● Short exercise
Extract everything from the first line through the line with "-0.32, 0.95, -0.32];", both ends included, except for any pictures.

-- start --

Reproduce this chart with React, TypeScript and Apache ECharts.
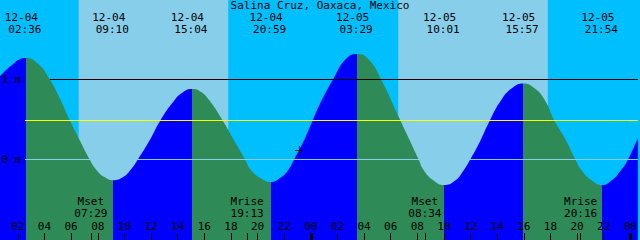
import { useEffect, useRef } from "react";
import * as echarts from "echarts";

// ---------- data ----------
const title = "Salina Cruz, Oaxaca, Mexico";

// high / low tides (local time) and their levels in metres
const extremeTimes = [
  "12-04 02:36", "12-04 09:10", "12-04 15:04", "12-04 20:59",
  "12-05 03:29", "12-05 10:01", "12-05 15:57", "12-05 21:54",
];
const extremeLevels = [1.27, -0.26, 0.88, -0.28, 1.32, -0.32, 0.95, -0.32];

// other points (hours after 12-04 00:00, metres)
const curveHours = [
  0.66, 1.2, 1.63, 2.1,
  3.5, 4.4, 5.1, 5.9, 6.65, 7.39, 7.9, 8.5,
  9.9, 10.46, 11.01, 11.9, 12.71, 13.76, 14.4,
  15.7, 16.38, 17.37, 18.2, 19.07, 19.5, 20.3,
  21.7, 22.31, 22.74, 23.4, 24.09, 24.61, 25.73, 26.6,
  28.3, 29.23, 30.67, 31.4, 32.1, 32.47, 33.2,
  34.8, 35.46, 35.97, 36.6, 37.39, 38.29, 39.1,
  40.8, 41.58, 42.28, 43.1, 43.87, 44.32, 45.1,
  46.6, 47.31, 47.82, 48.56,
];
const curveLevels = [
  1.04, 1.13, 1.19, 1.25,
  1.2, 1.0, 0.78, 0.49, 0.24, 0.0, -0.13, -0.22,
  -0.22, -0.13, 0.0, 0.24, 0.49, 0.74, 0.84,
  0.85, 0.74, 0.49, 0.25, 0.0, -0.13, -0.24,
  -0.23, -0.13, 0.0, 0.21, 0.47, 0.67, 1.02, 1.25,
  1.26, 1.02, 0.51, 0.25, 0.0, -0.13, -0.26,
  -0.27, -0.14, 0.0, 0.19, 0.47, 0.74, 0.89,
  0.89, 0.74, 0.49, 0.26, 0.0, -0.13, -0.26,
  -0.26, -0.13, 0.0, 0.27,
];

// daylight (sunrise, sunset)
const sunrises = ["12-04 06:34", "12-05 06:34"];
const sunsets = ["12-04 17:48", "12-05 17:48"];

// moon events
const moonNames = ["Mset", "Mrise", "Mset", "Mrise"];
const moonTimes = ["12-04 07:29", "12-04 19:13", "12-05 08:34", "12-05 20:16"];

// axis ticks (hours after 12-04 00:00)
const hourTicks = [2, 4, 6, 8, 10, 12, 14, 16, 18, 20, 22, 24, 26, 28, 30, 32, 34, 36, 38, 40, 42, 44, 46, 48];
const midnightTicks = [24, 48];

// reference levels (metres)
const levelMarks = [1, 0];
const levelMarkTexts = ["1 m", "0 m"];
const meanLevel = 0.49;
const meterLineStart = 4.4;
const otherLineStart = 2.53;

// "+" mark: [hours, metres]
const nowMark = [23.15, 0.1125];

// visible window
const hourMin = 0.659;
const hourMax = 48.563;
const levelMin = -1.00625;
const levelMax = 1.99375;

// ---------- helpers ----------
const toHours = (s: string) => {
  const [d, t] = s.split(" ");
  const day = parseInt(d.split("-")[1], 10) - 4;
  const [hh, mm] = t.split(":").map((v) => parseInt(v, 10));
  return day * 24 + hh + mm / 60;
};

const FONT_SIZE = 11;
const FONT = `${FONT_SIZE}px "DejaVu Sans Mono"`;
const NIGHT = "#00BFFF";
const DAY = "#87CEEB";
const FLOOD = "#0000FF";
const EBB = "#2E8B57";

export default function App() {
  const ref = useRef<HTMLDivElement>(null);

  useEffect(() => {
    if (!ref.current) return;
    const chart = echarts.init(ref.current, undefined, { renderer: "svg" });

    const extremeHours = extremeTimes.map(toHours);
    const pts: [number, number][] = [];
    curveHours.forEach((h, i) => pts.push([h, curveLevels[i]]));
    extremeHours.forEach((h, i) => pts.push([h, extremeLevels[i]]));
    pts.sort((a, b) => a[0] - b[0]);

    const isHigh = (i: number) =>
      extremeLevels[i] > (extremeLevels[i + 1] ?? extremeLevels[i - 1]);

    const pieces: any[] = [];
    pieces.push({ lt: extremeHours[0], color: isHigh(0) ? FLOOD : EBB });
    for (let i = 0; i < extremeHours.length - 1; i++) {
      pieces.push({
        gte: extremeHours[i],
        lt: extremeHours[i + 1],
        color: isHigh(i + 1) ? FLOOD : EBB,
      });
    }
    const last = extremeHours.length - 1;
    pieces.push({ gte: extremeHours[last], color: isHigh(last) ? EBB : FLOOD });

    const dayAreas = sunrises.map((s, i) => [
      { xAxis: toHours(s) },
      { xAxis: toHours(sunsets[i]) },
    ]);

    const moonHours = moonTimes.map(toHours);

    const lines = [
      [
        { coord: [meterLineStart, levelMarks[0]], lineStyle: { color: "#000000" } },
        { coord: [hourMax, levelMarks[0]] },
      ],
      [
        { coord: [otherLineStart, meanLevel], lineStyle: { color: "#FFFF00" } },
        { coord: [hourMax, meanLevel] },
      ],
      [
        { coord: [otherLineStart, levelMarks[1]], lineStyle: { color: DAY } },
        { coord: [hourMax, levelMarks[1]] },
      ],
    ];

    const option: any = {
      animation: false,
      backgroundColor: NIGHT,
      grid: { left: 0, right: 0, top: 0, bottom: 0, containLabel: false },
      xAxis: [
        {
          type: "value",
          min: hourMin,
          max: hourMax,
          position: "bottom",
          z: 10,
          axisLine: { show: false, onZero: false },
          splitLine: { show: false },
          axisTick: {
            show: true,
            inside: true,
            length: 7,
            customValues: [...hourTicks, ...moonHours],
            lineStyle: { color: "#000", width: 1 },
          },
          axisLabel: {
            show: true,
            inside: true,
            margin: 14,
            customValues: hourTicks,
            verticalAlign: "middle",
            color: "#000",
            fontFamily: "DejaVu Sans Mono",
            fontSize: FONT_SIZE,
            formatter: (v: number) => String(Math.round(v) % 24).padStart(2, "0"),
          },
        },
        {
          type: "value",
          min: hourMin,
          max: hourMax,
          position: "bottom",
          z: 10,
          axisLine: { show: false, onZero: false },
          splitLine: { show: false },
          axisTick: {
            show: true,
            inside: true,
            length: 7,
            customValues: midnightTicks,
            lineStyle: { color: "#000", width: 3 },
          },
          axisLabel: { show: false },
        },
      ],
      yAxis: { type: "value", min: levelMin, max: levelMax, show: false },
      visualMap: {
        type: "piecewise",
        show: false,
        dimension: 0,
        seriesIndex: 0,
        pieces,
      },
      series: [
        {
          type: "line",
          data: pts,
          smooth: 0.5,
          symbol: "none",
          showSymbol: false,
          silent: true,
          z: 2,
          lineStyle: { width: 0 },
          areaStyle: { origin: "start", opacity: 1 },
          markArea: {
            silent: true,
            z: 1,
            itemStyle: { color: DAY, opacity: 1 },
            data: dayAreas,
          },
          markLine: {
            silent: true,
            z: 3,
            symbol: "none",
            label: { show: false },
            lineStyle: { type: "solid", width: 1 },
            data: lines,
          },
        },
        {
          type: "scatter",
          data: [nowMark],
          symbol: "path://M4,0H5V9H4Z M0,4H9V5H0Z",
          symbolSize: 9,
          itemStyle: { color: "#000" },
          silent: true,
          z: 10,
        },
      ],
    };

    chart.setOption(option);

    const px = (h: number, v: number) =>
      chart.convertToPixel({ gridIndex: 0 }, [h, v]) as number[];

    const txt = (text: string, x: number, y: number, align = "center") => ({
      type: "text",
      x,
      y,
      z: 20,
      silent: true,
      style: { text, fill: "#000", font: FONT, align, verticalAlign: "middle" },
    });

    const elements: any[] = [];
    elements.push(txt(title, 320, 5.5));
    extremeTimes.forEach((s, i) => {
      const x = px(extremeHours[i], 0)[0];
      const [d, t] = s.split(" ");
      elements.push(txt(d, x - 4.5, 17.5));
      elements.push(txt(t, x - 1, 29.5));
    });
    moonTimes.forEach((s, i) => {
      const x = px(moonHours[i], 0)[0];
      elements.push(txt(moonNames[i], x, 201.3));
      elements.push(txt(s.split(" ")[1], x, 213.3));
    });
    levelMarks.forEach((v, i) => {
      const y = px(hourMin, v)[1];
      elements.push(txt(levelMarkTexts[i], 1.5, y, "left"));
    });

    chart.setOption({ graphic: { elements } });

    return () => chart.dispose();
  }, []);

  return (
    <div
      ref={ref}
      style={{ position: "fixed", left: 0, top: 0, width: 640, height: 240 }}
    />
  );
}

-- end --

● Full solution
Reproduce this chart with React, TypeScript and Apache ECharts.
import { useEffect, useRef } from "react";
import * as echarts from "echarts";

// ---------- data ----------
const title = "Salina Cruz, Oaxaca, Mexico";

// high / low tides (local time) and their levels in metres
const extremeTimes = [
  "12-04 02:36", "12-04 09:10", "12-04 15:04", "12-04 20:59",
  "12-05 03:29", "12-05 10:01", "12-05 15:57", "12-05 21:54",
];
const extremeLevels = [1.27, -0.26, 0.88, -0.28, 1.32, -0.32, 0.95, -0.32];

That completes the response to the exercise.